Derry Garden Club President Suzanne Dustin gets a kick out of volunteering at the garden. “I am a senior citizen, and I love going to the Boys & Girls Club and teaching the children about gardening. They get so excited about planting a seed and then picking what they have grown!” she says. “The children are very proud that they can bring the veggies home to their families.”

Some kids have been involved every year, while others move on to different activities as they get older. “We still struggle to involve the older youth,” Garone says. “It seems as they get older, gardening isn’t so cool anymore. They do remember working in the garden, as they have mentioned to me and the other volunteers. With that in mind, we hope that eventually they will become gardeners again.”

McLean has seen the positive effects in kids who have worked with the Derry Garden Club. “The kids love working outside in the garden, and they develop great relationships with the volunteers,” he says. “Many of these kids live in apartments, and are not exposed to gardens or fresh vegetables. It is amazing to watch them interacting with and learning from the Derry Garden Club volunteers.”

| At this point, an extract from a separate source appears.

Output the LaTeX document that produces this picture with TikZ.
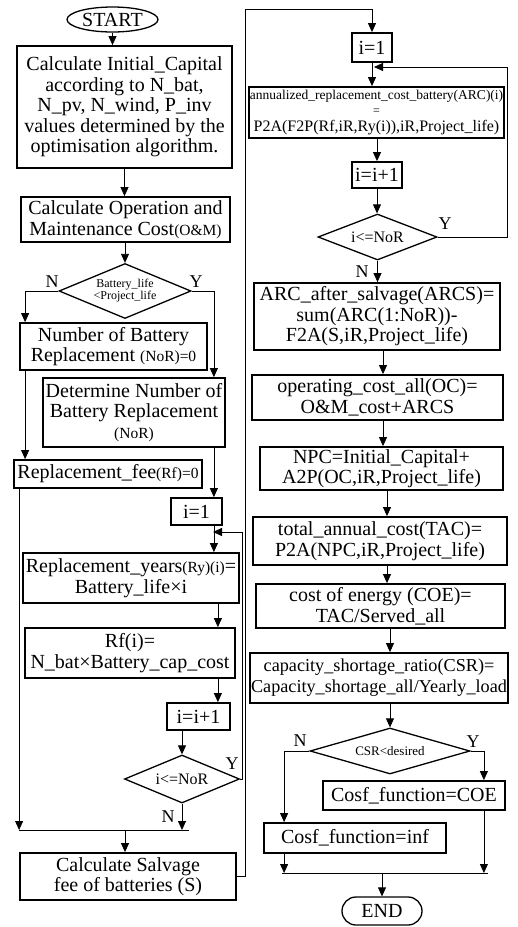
\documentclass[tikz,border=0pt]{standalone}
\usepackage{fontspec}
\setmainfont{Liberation Serif}
\usepackage{tikz}
\usetikzlibrary{arrows.meta,positioning,shapes.geometric}

\newcommand{\smallfnt}{\fontsize{15.5}{16}\selectfont}

\begin{document}
\begin{tikzpicture}[
  x=1pt, y=-1pt,
  font=\fontsize{20}{20.5}\selectfont,
  box/.style={draw, line width=1.8pt, align=center, inner sep=0pt},
  dec/.style={draw, diamond, line width=1.3pt, align=center, inner sep=0pt, aspect=2.4},
  term/.style={draw, line width=1.3pt, inner sep=0pt},
  arr/.style={-{Triangle[length=9pt,width=8pt]}, line width=0.8pt},
  line/.style={line width=0.8pt},
  lbl/.style={font=\fontsize{18}{18}\selectfont, inner sep=0pt}
]
\useasboundingbox (0,0) rectangle (518,927);

% left column
\node[term, ellipse, minimum width=91, minimum height=25] (start) at (112.5,19.5) {START};
\node[box, minimum width=215, minimum height=122] (init) at (124.5,107) {Calculate Initial\_Capital\\according to N\_bat,\\N\_pv, N\_wind, P\_inv\\values determined by the\\optimisation algorithm.};
\node[box, minimum width=209, minimum height=45] (om) at (125.5,219.5) {Calculate Operation and\\Maintenance Cost{\smallfnt(O\&M)}};
\node[dec, minimum width=132, minimum height=55, font=\fontsize{12}{12}\selectfont] (bl) at (125,291) {Battery\_life\\<Project\_life};
\node[box, minimum width=187, minimum height=47] (nor0) at (113.5,346.5) {Number of Battery\\Replacement {\smallfnt(NoR)=0}};
\node[box, minimum width=182, minimum height=69] (nor) at (134,412.5) {Determine Number of\\Battery Replacement\\{\smallfnt(NoR)}};
\node[box, minimum width=188, minimum height=28] (rf0) at (108,474) {Replacement\_fee{\smallfnt(Rf)=0}};
\node[box, minimum width=51, minimum height=27] (i1) at (196.5,511.5) {i=1};
\node[box, minimum width=216, minimum height=50] (ry) at (131,578) {Replacement\_years{\smallfnt(Ry)(i)}=\\Battery\_life×i};
\node[box, minimum width=210, minimum height=50] (rfi) at (130,653) {Rf(i)=\\N\_bat×Battery\_cap\_cost};
\node[box, minimum width=63, minimum height=27] (inc1) at (198.5,716.5) {i=i+1};
\node[dec, minimum width=115, minimum height=48, font=\fontsize{16}{16}\selectfont] (chk1) at (182,779) {i<=NoR};
\coordinate (join1) at (125,830);
\node[box, minimum width=216, minimum height=47] (salv) at (128,876.5) {Calculate Salvage\\fee of batteries (S)};

\node[lbl] (bln) at (52,282) {N};
\node[lbl] (bly) at (196,282) {Y};
\node[lbl] (c1y) at (232,764) {Y};
\node[lbl] (c1n) at (168,817) {N};

% right column
\node[box, minimum width=40, minimum height=29] (i2) at (372,47.5) {i=1};
\node[box, minimum width=255, minimum height=51, font=\fontsize{14}{15}\selectfont] (arc) at (376.5,112.5) {{\fontsize{13.5}{14}\selectfont annualized\_replacement\_cost\_battery(ARC)(i)}\\{\fontsize{12}{12}\selectfont =}\\[2pt]{\fontsize{16}{16}\selectfont P2A(F2P(Rf,iR,Ry(i)),iR,Project\_life)}};
\node[box, minimum width=50, minimum height=26] (inc2) at (377,175) {i=i+1};
\node[dec, minimum width=119, minimum height=46, font=\fontsize{16}{16}\selectfont] (chk2) at (377.5,237) {i<=NoR};
\node[box, minimum width=246, minimum height=67] (arcs) at (377,316.5) {ARC\_after\_salvage(ARCS)=\\sum(ARC(1:NoR))-\\F2A(S,iR,Project\_life)};
\node[box, minimum width=251, minimum height=45] (oc) at (377.5,397.5) {operating\_cost\_all(OC)=\\O\&M\_cost+ARCS};
\node[box, minimum width=243, minimum height=43] (npc) at (381.5,468.5) {NPC=Initial\_Capital+\\A2P(OC,iR,Project\_life)};
\node[box, minimum width=254, minimum height=48] (tac) at (380,541) {total\_annual\_cost(TAC)=\\P2A(NPC,iR,Project\_life)};
\node[box, minimum width=249, minimum height=44] (coe) at (380.5,606) {cost of energy (COE)=\\TAC/Served\_all};
\node[box, minimum width=258, minimum height=50, font=\fontsize{18.2}{21}\selectfont] (csr) at (379,678) {capacity\_shortage\_ratio(CSR)=\\Capacity\_shortage\_all/Yearly\_load};
\node[dec, minimum width=160, minimum height=46, font=\fontsize{13}{13}\selectfont] (chk3) at (390,751) {CSR<desired};
\node[box, minimum width=182, minimum height=29] (fcoe) at (414,795.5) {Cosf\_function=COE};
\node[box, minimum width=182, minimum height=30] (finf) at (355,838) {Cosf\_function=inf};
\coordinate (join2) at (382,873);
\node[term, rounded corners=14pt, minimum width=80, minimum height=28] (end) at (382,911) {END};

\node[lbl] (c2y) at (445,224) {Y};
\node[lbl] (c2n) at (362,272) {N};
\node[lbl] (c3n) at (300,741) {N};
\node[lbl] (c3y) at (473,742) {Y};

% corners of the long connectors
\coordinate (back1) at (213,532);
\coordinate (lane1) at (242,532);
\coordinate (top1) at (245,9);
\coordinate (back2) at (374,67);
\coordinate (lane2) at (507,67);

% left connectors
\draw[arr] (start) -- (start |- init.north);
\draw[arr] (init.south) -- (init.south |- om.north);
\draw[arr] (om.south -| bl.north) -- (bl.north);
\draw[arr] (bl.west) -| ([xshift=6pt]nor0.north west);
\draw[arr] (bl.east) -| ([xshift=-12pt]nor.north east);
\draw[arr] ([xshift=6pt]nor0.south west) -- ([xshift=6pt]nor0.south west |- rf0.north);
\draw[arr] ([xshift=-12pt]nor.south east) -- ([xshift=-12pt]nor.south east |- i1.north);
\draw[arr] ([xshift=-9pt]i1.south east) -- ([xshift=-9pt]i1.south east |- ry.north);
\draw[arr] ([xshift=-22pt]ry.south east) -- ([xshift=-22pt]ry.south east |- rfi.north);
\draw[arr] ([xshift=-18pt]rfi.south east) -- ([xshift=-18pt]rfi.south east |- inc1.north);
\draw[arr] (inc1.south -| chk1.north) -- (chk1.north);
\draw[arr] (chk1.east) -| (lane1) -- (back1);
\draw[arr] (chk1.south) -- (chk1.south |- join1);
\draw[arr] ([xshift=6pt]rf0.south west) -- ([xshift=6pt]rf0.south west |- join1);
\draw[line] ([xshift=6pt]rf0.south west |- join1) -- ([xshift=7pt]chk1.south |- join1);
\draw[arr] (join1) -- (join1 |- salv.north);
\draw[arr] (salv.east) -| (top1) -| (i2.north);

% right connectors
\draw[arr] (i2.south) -- (i2.south |- arc.north);
\draw[arr] (chk2.east) -| (lane2) -- (back2);
\draw[arr] (arc.south -| inc2.north) -- (inc2.north);
\draw[arr] (inc2.south) -- (inc2.south |- chk2.north);
\draw[arr] (chk2.south) -- (chk2.south |- arcs.north);
\draw[arr] ([xshift=6pt]arcs.south) -- ([xshift=6pt]arcs.south |- oc.north);
\draw[arr] ([xshift=5.5pt]oc.south) -- ([xshift=5.5pt]oc.south |- npc.north);
\draw[arr] ([xshift=5.5pt]npc.south) -- ([xshift=5.5pt]npc.south |- tac.north);
\draw[arr] ([xshift=7pt]tac.south) -- ([xshift=7pt]tac.south |- coe.north);
\draw[arr] ([xshift=9.5pt]coe.south) -- ([xshift=9.5pt]coe.south |- csr.north);
\draw[arr] (csr.south -| chk3.north) -- (chk3.north);
\draw[arr] (chk3.west) -| ([xshift=21pt]finf.north west);
\draw[arr] (chk3.east) -| ([xshift=-22pt]fcoe.north east);
\draw[arr] ([xshift=-22pt]fcoe.south east) -- ([xshift=-22pt]fcoe.south east |- join2);
\draw[arr] ([xshift=21pt]finf.south west) -- ([xshift=21pt]finf.south west |- join2);
\draw[line] ([xshift=19pt]finf.south west |- join2) -- ([xshift=-18pt]fcoe.south east |- join2);
\draw[arr] (join2) -- (end);
\end{tikzpicture}
\end{document}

Experience is the best teacher, and program participants are able to learn where food comes from first hand. By sharing their enthusiasm for gardening, Derry Garden Club members are planting seeds that could blossom into a lifelong love of gardening and nature in children who might otherwise not have been exposed to these ideas.

“Our hope is that we are creating a positive, memorable gardening experience for our kids,” Dempsey says, “that they will appreciate the importance and value of growing food, and that they will become responsible future stewards of the earth.”


Angelina Martinez (left) and Skyla Theriault picked some tomatoes to share at lunch. This is the kind of “fast food” the project is hoping to encourage children to eat.




Many hands are needed to get the garden started. Volunteers work closely with the children, letting them have fun and get dirty while teaching what a successful garden needs.



The lush growth in this well-tended plot is proof that the gardening lessons learned by the children are taking root.